> What you have to do:
Sift the listing for lines that hold the string "this" and pull them out.

====== Source data ======

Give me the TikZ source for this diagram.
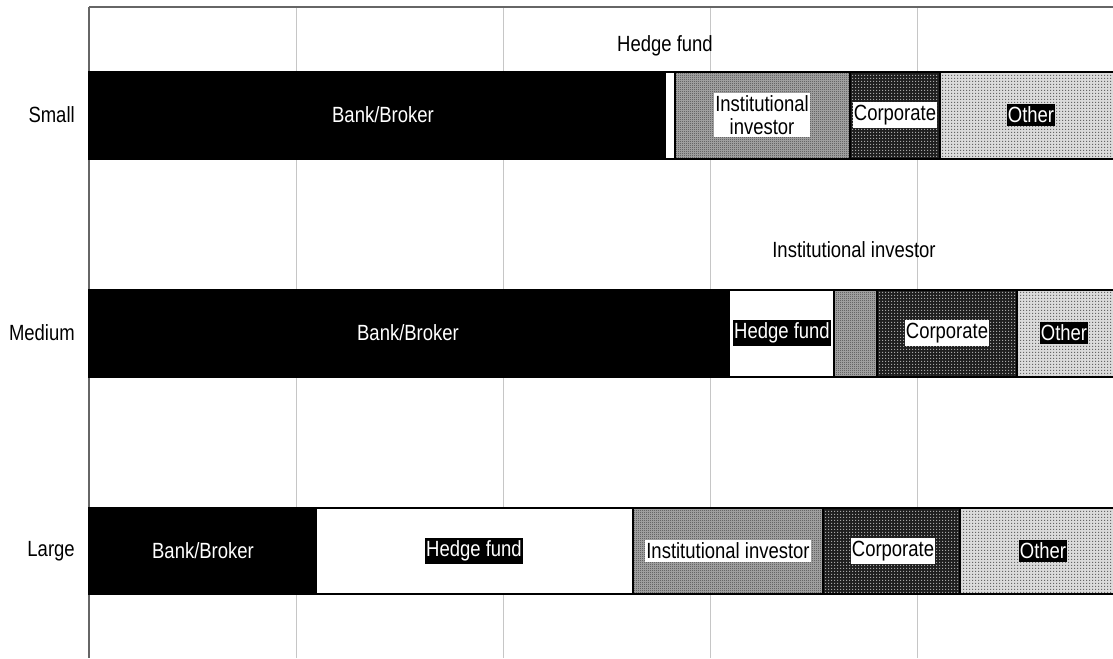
\documentclass[tikz,border=0pt]{standalone}
\usepackage{fontspec}
\setmainfont{Liberation Sans}
\newfontfamily\chartfont[FakeStretch=0.84]{Liberation Sans}
\usetikzlibrary{patterns}
\pgfdeclarepatternformonly{finedots}{\pgfpointorigin}{\pgfqpoint{2.25pt}{2.25pt}}{\pgfqpoint{2.25pt}{2.25pt}}{%
  \pgfpathrectangle{\pgfpointorigin}{\pgfqpoint{1.1pt}{1.1pt}}\pgfusepath{fill}}
\pgfdeclarepatternformonly{checker}{\pgfpointorigin}{\pgfqpoint{1.5pt}{1.5pt}}{\pgfqpoint{1.5pt}{1.5pt}}{%
  \pgfpathrectangle{\pgfpointorigin}{\pgfqpoint{0.75pt}{0.75pt}}%
  \pgfpathrectangle{\pgfqpoint{0.75pt}{0.75pt}}{\pgfqpoint{0.75pt}{0.75pt}}\pgfusepath{fill}}
\begin{document}
\begin{tikzpicture}[x=0.75pt,y=-0.75pt,
  seg/.style={draw=black,line width=1.6pt},
  bank/.style={seg,fill=black},
  hedge/.style={seg,fill=white},
  inst/.style={seg,fill=gray!65},
  instpat/.style={pattern=checker,pattern color=black!75},
  corp/.style={seg,fill=black!88},
  corppat/.style={pattern=finedots,pattern color=white!65!black},
  other/.style={seg,fill=gray!28},
  otherpat/.style={pattern=finedots,pattern color=black!60},
  lbl/.style={font=\chartfont\fontsize{16.5pt}{17pt}\selectfont,inner sep=0pt},
  wbox/.style={lbl,fill=white,text=black,inner xsep=1pt,inner ysep=2pt},
  bbox/.style={lbl,fill=black,text=white,inner xsep=1pt,inner ysep=2pt},
  grid/.style={draw=gray!45,line width=0.75pt},
  axis/.style={draw=gray!80!black,line width=1.6pt}
]
\useasboundingbox (0,0) rectangle (1113,658);
% gridlines
\foreach \gx in {296,503,710,917} \draw[grid] (\gx,7) -- (\gx,658);
\draw[axis] (89,7) -- (1113,7);
\draw[axis] (89,7) -- (89,658);
% Small
\path[bank] (89,72) rectangle (665,159);
\path[hedge] (665,72) rectangle (675,159);
\path[inst] (675,72) rectangle (850,159);
\path[instpat] (675,72) rectangle (850,159);
\path[corp] (850,72) rectangle (940,159);
\path[corppat] (850,72) rectangle (940,159);
\path[other] (940,72) rectangle (1114,159);
\path[otherpat] (940,72) rectangle (1114,159);
\draw[seg] (665,72) -- (665,159) (675,72) -- (675,159) (850,72) -- (850,159) (940,72) -- (940,159);
\draw[seg] (89,72) rectangle (1114,159);
% Medium
\path[bank] (89,290) rectangle (729,377);
\path[hedge] (729,290) rectangle (834,377);
\path[inst] (834,290) rectangle (877,377);
\path[instpat] (834,290) rectangle (877,377);
\path[corp] (877,290) rectangle (1017,377);
\path[corppat] (877,290) rectangle (1017,377);
\path[other] (1017,290) rectangle (1114,377);
\path[otherpat] (1017,290) rectangle (1114,377);
\draw[seg] (834,290) -- (834,377) (877,290) -- (877,377) (1017,290) -- (1017,377);
\draw[seg] (89,290) rectangle (1114,377);
% Large
\path[bank] (89,508) rectangle (316,594);
\path[hedge] (316,508) rectangle (633,594);
\path[inst] (633,508) rectangle (823,594);
\path[instpat] (633,508) rectangle (823,594);
\path[corp] (823,508) rectangle (960,594);
\path[corppat] (823,508) rectangle (960,594);
\path[other] (960,508) rectangle (1114,594);
\path[otherpat] (960,508) rectangle (1114,594);
\draw[seg] (633,508) -- (633,594) (823,508) -- (823,594) (960,508) -- (960,594);
\draw[seg] (89,508) rectangle (1114,594);
% category labels
\node[lbl,anchor=east] (cs) at (75,115) {Small};
\node[lbl,anchor=east] (cm) at (75,333) {Medium};
\node[lbl,anchor=east] (cl) at (75,551) {Large};
% Small labels
\node[lbl,text=white] (sb) at (383,115) {Bank/Broker};
\node[lbl] (sh) at (665,46) {Hedge fund};
\node[wbox,align=center] (si) at (762,115) {Institutional\\investor};
\node[wbox] (sc) at (895,115) {Corporate};
\node[bbox] (so) at (1031,115) {Other};
% Medium labels
\node[lbl,text=white] (mb) at (408,333) {Bank/Broker};
\node[bbox] (mh) at (782,333) {Hedge fund};
\node[lbl] (mi) at (854,250) {Institutional investor};
\node[wbox] (mc) at (947,333) {Corporate};
\node[bbox] (mo) at (1064,333) {Other};
% Large labels
\node[lbl,text=white] (lb) at (203,551) {Bank/Broker};
\node[bbox] (lh) at (474,551) {Hedge fund};
\node[wbox] (li) at (728,551) {Institutional investor};
\node[wbox] (lc) at (893,551) {Corporate};
\node[bbox] (lo) at (1043,551) {Other};
\end{tikzpicture}
\end{document}
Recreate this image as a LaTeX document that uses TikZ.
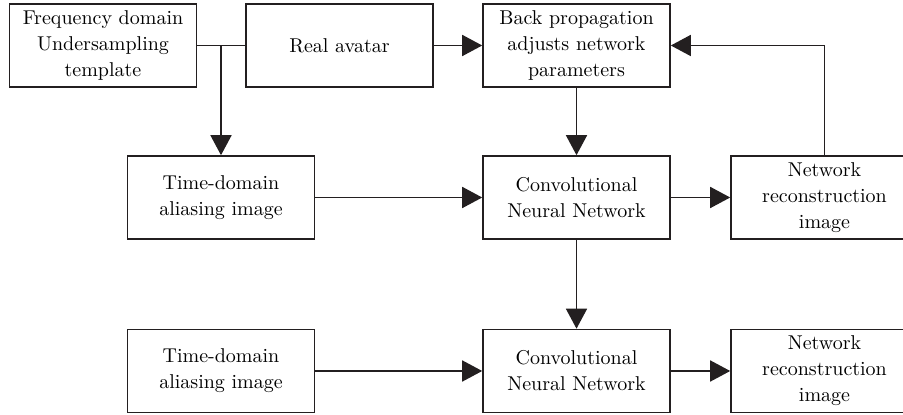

======

> The result:
Give me the TikZ source for this diagram.
Recreate this image as a LaTeX document that uses TikZ.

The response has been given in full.